The green laws of 70s and 80s recognised and protected India’s environment and natural resources as an elitist abstract – devoid of the rights of the poor over it. Which is why they have failed to check misappropriation of these resources by the political class in favour of the economically better off, and in the recent decade to rising crony-capitalism.
Under these laws, it’s almost impossible to protect a tribal village’s rights over its resources but there are innumerable convenient loopholes to simply gift away the village’s resources – water, land forests (and can I add, air) to the engines of growth. A symptom of this lies in the catena of executive and judicial decisions on environment over the past decade which post-facto approved illegal misappropriation of common resources. Strict implementation of law was forgone in the name of balancing growth with environment. Oh yes, the higher judiciary has been party to this bad governance too.
I am reminded of a case in the Supreme Court some years ago. People protested the building of a dam in the tribal regions of northeast by submerging community forests. The court agreed that forests (and attendant biodiversity) was being destroyed. Its expert panel demanded that the state government make up for this loss by displacing yet more tribals from yet more forestland – to create a wildlife sanctuary as compensation.

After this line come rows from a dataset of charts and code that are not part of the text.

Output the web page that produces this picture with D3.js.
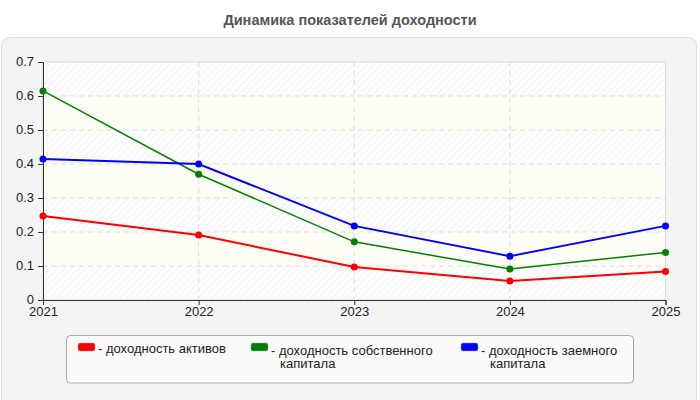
<!DOCTYPE html>
<html lang="ru">
<head>
<meta charset="UTF-8">
<title>Динамика показателей доходности</title>
<style>
    html, body { margin: 0; padding: 0; background: #fff; font-family: Arial, 'Liberation Sans', sans-serif; }
</style>
</head>
<body>
<div id="chart"></div>
<script src="https://d3js.org/d3.v7.min.js"></script>
<script>
const years = ["2021", "2022", "2023", "2024", "2025"];
const seriesNames = ["доходность активов", "доходность собственного капитала", "доходность заемного капитала"];
const seriesColors = ["#ff0000", "#008000", "#0000ff"];
const assets = [0.247, 0.191, 0.097, 0.056, 0.084];
const equity = [0.615, 0.370, 0.171, 0.091, 0.140];
const borrowed = [0.415, 0.400, 0.218, 0.129, 0.218];
const yTicks = [0, 0.1, 0.2, 0.3, 0.4, 0.5, 0.6, 0.7];

const W = 700, H = 400;
const plot = {left: 43, right: 665.5, top: 62, bottom: 300};

const svg = d3.select("#chart").append("svg")
    .attr("width", W).attr("height", H);

const defs = svg.append("defs");
const pat = defs.append("pattern")
    .attr("id", "hatch")
    .attr("patternUnits", "userSpaceOnUse")
    .attr("width", 5).attr("height", 5)
    .attr("patternTransform", "rotate(45)");
pat.append("rect").attr("width", 5).attr("height", 5).attr("fill", "#fdfdfd");
pat.append("line").attr("x1", 0).attr("y1", 0).attr("x2", 0).attr("y2", 5)
    .attr("stroke", "#ececec").attr("stroke-width", 1.2);

// panel
svg.append("rect")
    .attr("x", 1.5).attr("y", 37.5).attr("width", 695).attr("height", 380)
    .attr("rx", 8)
    .attr("fill", "#f4f4f4").attr("stroke", "#dcdcdc");

// title
svg.append("text")
    .attr("x", 350).attr("y", 25)
    .attr("text-anchor", "middle")
    .style("font-size", "14.5px").style("font-weight", "bold")
    .style("fill", "#555")
    .text("Динамика показателей доходности");

const x = d3.scalePoint().domain(years).range([plot.left, plot.right]);
const y = d3.scaleLinear().domain([0, 0.7]).range([plot.bottom, plot.top]);

// bands
const bands = d3.range(7).map(i => [i / 10, (i + 1) / 10]);
svg.append("g").selectAll("rect")
    .data(bands).enter().append("rect")
    .attr("x", plot.left).attr("width", plot.right - plot.left)
    .attr("y", d => y(d[1])).attr("height", d => y(d[0]) - y(d[1]))
    .attr("fill", (d, i) => i % 2 === 0 ? "url(#hatch)" : "#fdfdf6");

// plot border
svg.append("rect")
    .attr("x", plot.left).attr("y", plot.top)
    .attr("width", plot.right - plot.left).attr("height", plot.bottom - plot.top)
    .attr("fill", "none").attr("stroke", "#dcdcdc");

// grid
const grid = svg.append("g");
grid.selectAll(".hg").data(yTicks.slice(1, -1)).enter().append("line")
    .attr("x1", plot.left).attr("x2", plot.right)
    .attr("y1", d => y(d)).attr("y2", d => y(d))
    .attr("stroke", "#dcdcdc").attr("stroke-dasharray", "5,4");
grid.selectAll(".vg").data(years.slice(1, -1)).enter().append("line")
    .attr("y1", plot.top).attr("y2", plot.bottom)
    .attr("x1", d => x(d)).attr("x2", d => x(d))
    .attr("stroke", "#dcdcdc").attr("stroke-dasharray", "5,4");

// axes
const yAxis = svg.append("g")
    .attr("transform", `translate(${plot.left},0)`)
    .call(d3.axisLeft(y).tickValues(yTicks).tickSize(5).tickPadding(4).tickFormat(d => d === 0 ? "0" : d3.format(".1f")(d)));
const xAxis = svg.append("g")
    .attr("transform", `translate(0,${plot.bottom})`)
    .call(d3.axisBottom(x).tickSize(5).tickPadding(2));
[yAxis, xAxis].forEach(a => {
    a.select(".domain").attr("stroke", "#333");
    a.selectAll(".tick line").attr("stroke", "#333");
    a.selectAll("text").style("font-size", "13px").style("fill", "#222")
        .style("font-family", "Arial, 'Liberation Sans', sans-serif");
});
yAxis.selectAll("text").attr("dy", "0.3em");

// lines
const data = [assets, equity, borrowed];
const widths = [2, 1.5, 2];
const line = d3.line().x((d, i) => x(years[i])).y(d => y(d));
data.forEach((vals, s) => {
    svg.append("path").datum(vals)
        .attr("d", line)
        .attr("fill", "none")
        .attr("stroke", seriesColors[s])
        .attr("stroke-width", widths[s]);
    svg.append("g").selectAll("circle").data(vals).enter().append("circle")
        .attr("cx", (d, i) => x(years[i]))
        .attr("cy", d => y(d))
        .attr("r", 3.5)
        .attr("fill", seriesColors[s]);
});

// legend
svg.append("rect")
    .attr("x", 66.5).attr("y", 335.5).attr("width", 567).attr("height", 47.5)
    .attr("rx", 4)
    .attr("fill", "#fafafa").attr("stroke", "#aaa");

const legendX = [78, 251, 461];
const legendLines = [["доходность активов"], ["доходность собственного", "капитала"], ["доходность заемного", "капитала"]];
legendLines.forEach((lines, i) => {
    svg.append("rect")
        .attr("x", legendX[i]).attr("y", 343)
        .attr("width", 17).attr("height", 8).attr("rx", 2)
        .attr("fill", seriesColors[i]).attr("stroke", "#999").attr("stroke-width", 0.5);
    const t = svg.append("text")
        .attr("x", legendX[i] + 20).attr("y", i === 0 ? 353 : 355)
        .style("font-size", "13px").style("fill", "#222");
    t.append("tspan").text("- ");
    lines.forEach((l, j) => {
        if (j === 0) t.append("tspan").text(l);
        else t.append("tspan").attr("x", legendX[i] + 29).attr("dy", 13).text(l);
    });
});
</script>
</body>
</html>
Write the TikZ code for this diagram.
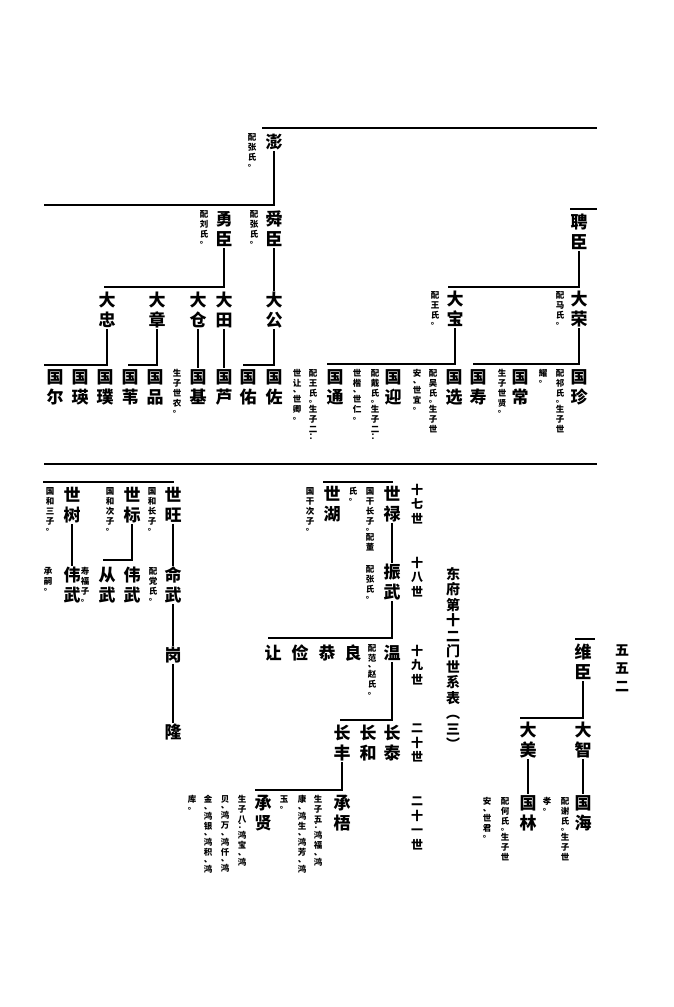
\documentclass[tikz,border=0pt]{standalone}
\usepackage{fontspec}
\newfontfamily\cjk{Noto Sans CJK SC}
\makeatletter
\def\vt#1{\vt@a#1\@nil}
\def\vt@a#1{#1\vt@b}
\def\vt@b#1{\ifx\@nil#1\else\vt@sep{#1}#1\expandafter\vt@b\fi}
\def\vt@sep#1{\ifx#1。\vt@short\else\ifx#1、\vt@short\else\ifx#1：\vt@short\else\vt@nl\fi\fi\fi}
\def\vt@short{\\[-3.5pt]}
\def\vt@nl{\\}
\makeatother
\begin{document}
\begin{tikzpicture}[x=1pt,y=-1pt,
  nm/.style={font=\cjk\bfseries\fontsize{17}{20}\selectfont, align=center, inner sep=1pt},
  nt/.style={font=\cjk\bfseries\fontsize{8.5}{10}\selectfont, align=center, inner sep=0pt, anchor=north},
  gn/.style={font=\cjk\bfseries\fontsize{12}{14.5}\selectfont, align=center, inner sep=0pt, anchor=north},
  ttl/.style={font=\cjk\bfseries\fontsize{14}{15.5}\selectfont, align=center, inner sep=0pt, anchor=north},
  pg/.style={font=\cjk\bfseries\fontsize{14}{18}\selectfont, align=center, inner sep=0pt, anchor=north},
  ln/.style={line width=1.1pt},
  sep/.style={line width=2pt}]
\useasboundingbox[fill=white] (0,0) rectangle (674,1007);

% ---------------- upper section ----------------
\coordinate (t1) at (262,128); \coordinate (t2) at (597,128);
\draw[ln] (t1) -- (t2);
\node[nm] (peng) at (274,142) {\vt{澎}};
\node[nt] at (252,133) {\vt{配张氏。}};
\coordinate (b1) at (44,205);
\draw[ln] (peng.south) |- (b1);

\node[nm] (shunchen) at (274,229) {\vt{舜臣}};
\node[nt] at (254,210) {\vt{配张氏。}};
\node[nm] (yongchen) at (224,229) {\vt{勇臣}};
\node[nt] at (204,210) {\vt{配刘氏。}};
\coordinate (b2) at (104,287);
\draw[ln] (yongchen.south) |- (b2);

\node[nm] (dazhong) at (107,310) {\vt{大忠}};
\node[nm] (dazhang) at (157,310) {\vt{大章}};
\node[nm] (dacang) at (198,310) {\vt{大仓}};
\node[nm] (datian) at (224,310) {\vt{大田}};
\node[nm] (dagong) at (274,310) {\vt{大公}};
\draw[ln] (shunchen) -- (dagong);

\node[nm] (guoer) at (55,387) {\vt{国尔}};
\node[nm] (guoying) at (80,387) {\vt{国瑛}};
\node[nm] (guopu) at (105,387) {\vt{国璞}};
\node[nm] (guowei) at (130,387) {\vt{国苇}};
\node[nm] (guopin) at (155,387) {\vt{国品}};
\node[nm] (guoji) at (198,387) {\vt{国基}};
\node[nm] (guolu) at (224,387) {\vt{国芦}};
\node[nm] (guoyou) at (248,387) {\vt{国佑}};
\node[nm] (guozuo) at (274,387) {\vt{国佐}};
\node[nm] (guotong) at (335,387) {\vt{国通}};
\node[nm] (guoyingb) at (393,387) {\vt{国迎}};
\node[nm] (guoxuan) at (454,387) {\vt{国选}};
\node[nm] (guoshou) at (478,387) {\vt{国寿}};
\node[nm] (guochang) at (520,387) {\vt{国常}};
\node[nm] (guozhen) at (579,387) {\vt{国珍}};

\coordinate (b3) at (44,365);
\draw[ln] (dazhong.south) |- (b3);
\coordinate (b4) at (128,365);
\draw[ln] (dazhang.south) |- (b4);
\draw[ln] (dacang) -- (guoji);
\draw[ln] (datian) -- (guolu);
\coordinate (b5) at (243,365);
\draw[ln] (dagong.south) |- (b5);

\node[nt] at (177,369) {\vt{生子世农。}};
\node[nt] at (313,369) {\vt{配王氏。生子二：}};
\node[nt] at (297,369) {\vt{世让、世卿。}};
\node[nt] at (375,369) {\vt{配戴氏。生子二：}};
\node[nt] at (357,369) {\vt{世楷、世仁。}};
\node[nt] at (433,369) {\vt{配吴氏。生子世}};
\node[nt] at (417,369) {\vt{安、世宜。}};
\node[nt] at (502,369) {\vt{生子世贤。}};
\node[nt] at (560,369) {\vt{配祁氏。生子世}};
\node[nt] at (543,369) {\vt{耀。}};

\coordinate (t3) at (570,209); \coordinate (t4) at (597,209);
\draw[ln] (t3) -- (t4);
\node[nm] (pinchen) at (579,232) {\vt{聘臣}};
\coordinate (b6) at (448,287);
\draw[ln] (pinchen.south) |- (b6);
\node[nm] (dabao) at (455,309) {\vt{大宝}};
\node[nt] at (435,291) {\vt{配王氏。}};
\node[nm] (darong) at (579,309) {\vt{大荣}};
\node[nt] at (560,291) {\vt{配马氏。}};
\coordinate (b7) at (327,364);
\draw[ln] (dabao.south) |- (b7);
\coordinate (b8) at (473,364);
\draw[ln] (darong.south) |- (b8);

% separator
\coordinate (s1) at (44,464); \coordinate (s2) at (597,464);
\draw[sep] (s1) -- (s2);

% ---------------- lower section ----------------
\coordinate (c1) at (43,482); \coordinate (c2) at (174,482);
\draw[ln] (c1) -- (c2);
\node[nm] (shiwang) at (173,505) {\vt{世旺}};
\node[nt] at (152,487) {\vt{国和长子。}};
\node[nm] (shibiao) at (132,505) {\vt{世标}};
\node[nt] at (110,487) {\vt{国和次子。}};
\node[nm] (shishu) at (72,505) {\vt{世树}};
\node[nt] at (50,487) {\vt{国和三子。}};

\node[nm] (mingwu) at (173,585) {\vt{命武}};
\draw[ln] (shiwang) -- (mingwu);
\node[nt] at (153,567) {\vt{配党氏。}};
\coordinate (b10) at (103,560);
\draw[ln] (shibiao.south) |- (b10);
\node[nm] (weiwua) at (132,585) {\vt{伟武}};
\node[nm] (congwu) at (107,585) {\vt{从武}};
\node[nt] at (85,567) {\vt{寿福子。}};
\node[nm] (weiwub) at (72,585) {\vt{伟武}};
\draw[ln] (shishu) -- (weiwub);
\node[nt] at (48,567) {\vt{承嗣。}};
\node[nm] (gang) at (173,655) {\vt{岗}};
\node[nm] (long) at (173,732) {\vt{隆}};
\draw[ln] (mingwu) -- (gang);
\draw[ln] (gang) -- (long);

\coordinate (c3) at (323,482); \coordinate (c4) at (393,482);
\draw[ln] (c3) -- (c4);
\node[nm] (shilu) at (392,504) {\vt{世禄}};
\node[nt] at (370,487) {\vt{国干长子。配董}};
\node[nt] at (353,487) {\vt{氏。}};
\node[nm] (shihu) at (332,504) {\vt{世湖}};
\node[nt] at (310,487) {\vt{国干次子。}};
\node[nm] (zhenwu) at (392,582) {\vt{振武}};
\draw[ln] (shilu) -- (zhenwu);
\node[nt] at (370,565) {\vt{配张氏。}};

\node[gn] at (417,484) {\vt{十七世}};
\node[gn] at (417,557) {\vt{十八世}};
\node[gn] at (417,645) {\vt{十九世}};
\node[gn] at (417,724) {\vt{二十世}};
\node[gn] at (417,797) {\vt{二十一世}};

\coordinate (b11) at (268,638);
\draw[ln] (zhenwu.south) |- (b11);
\node[nm] (wen) at (392,653) {\vt{温}};
\node[nt] at (372,644) {\vt{配范、赵氏。}};
\node[nm] (liang) at (353,653) {\vt{良}};
\node[nm] (gong) at (327,653) {\vt{恭}};
\node[nm] (jian) at (300,653) {\vt{俭}};
\node[nm] (rang) at (273,653) {\vt{让}};

\coordinate (b12) at (340,720);
\draw[ln] (wen.south) |- (b12);
\node[nm] (changtai) at (392,743) {\vt{长泰}};
\node[nm] (changhe) at (368,743) {\vt{长和}};
\node[nm] (changfeng) at (342,743) {\vt{长丰}};

\coordinate (b13) at (255,790);
\draw[ln] (changfeng.south) |- (b13);
\node[nm] (chengwu) at (342,813) {\vt{承梧}};
\node[nm] (chengxian) at (263,813) {\vt{承贤}};
\node[nt] at (318,795) {\vt{生子五：鸿福、鸿}};
\node[nt] at (302,795) {\vt{康、鸿生、鸿芳、鸿}};
\node[nt] at (284,795) {\vt{玉。}};
\node[nt] at (242,795) {\vt{生子八：鸿宝、鸿}};
\node[nt] at (225,795) {\vt{贝、鸿万、鸿仟、鸿}};
\node[nt] at (208,795) {\vt{金、鸿银、鸿积、鸿}};
\node[nt] at (192,795) {\vt{库。}};

\node[ttl] at (453,567) {\vt{东府第十二门世系表︵三︶}};
\node[pg] at (622,645) {\vt{五五二}};

\coordinate (t5) at (575,639); \coordinate (t6) at (595,639);
\draw[ln] (t5) -- (t6);
\node[nm] (weichen) at (583,662) {\vt{维臣}};
\coordinate (b14) at (520,718);
\draw[ln] (weichen.south) |- (b14);
\node[nm] (dazhi) at (583,740) {\vt{大智}};
\node[nm] (damei) at (528,740) {\vt{大美}};
\node[nm] (guohai) at (583,813) {\vt{国海}};
\node[nm] (guolin) at (528,813) {\vt{国林}};
\draw[ln] (dazhi) -- (guohai);
\draw[ln] (damei) -- (guolin);
\node[nt] at (565,797) {\vt{配谢氏。生子世}};
\node[nt] at (547,797) {\vt{孝。}};
\node[nt] at (505,797) {\vt{配何氏。生子世}};
\node[nt] at (487,797) {\vt{安、世君。}};
\end{tikzpicture}
\end{document}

India does need a new resource regulatory regime that can arbitrate and adjudicate the competing interests over natural resources and environment better. Surely, such an overhaul cannot begin by the Prime Minister spinning myths about industrial activity that has zero impact on the environment. He could easily learn lessons from one of the most industrialised states - Gujarat, home to also one of the most polluted industrial clusters in the country at Vapi. Instead of learning those lessons, his government recently did away with the moratorium on building new factories in the critically polluted zone. And, put a one year moratorium on the comprehensive system of measuring pollution in these industrial clusters of India.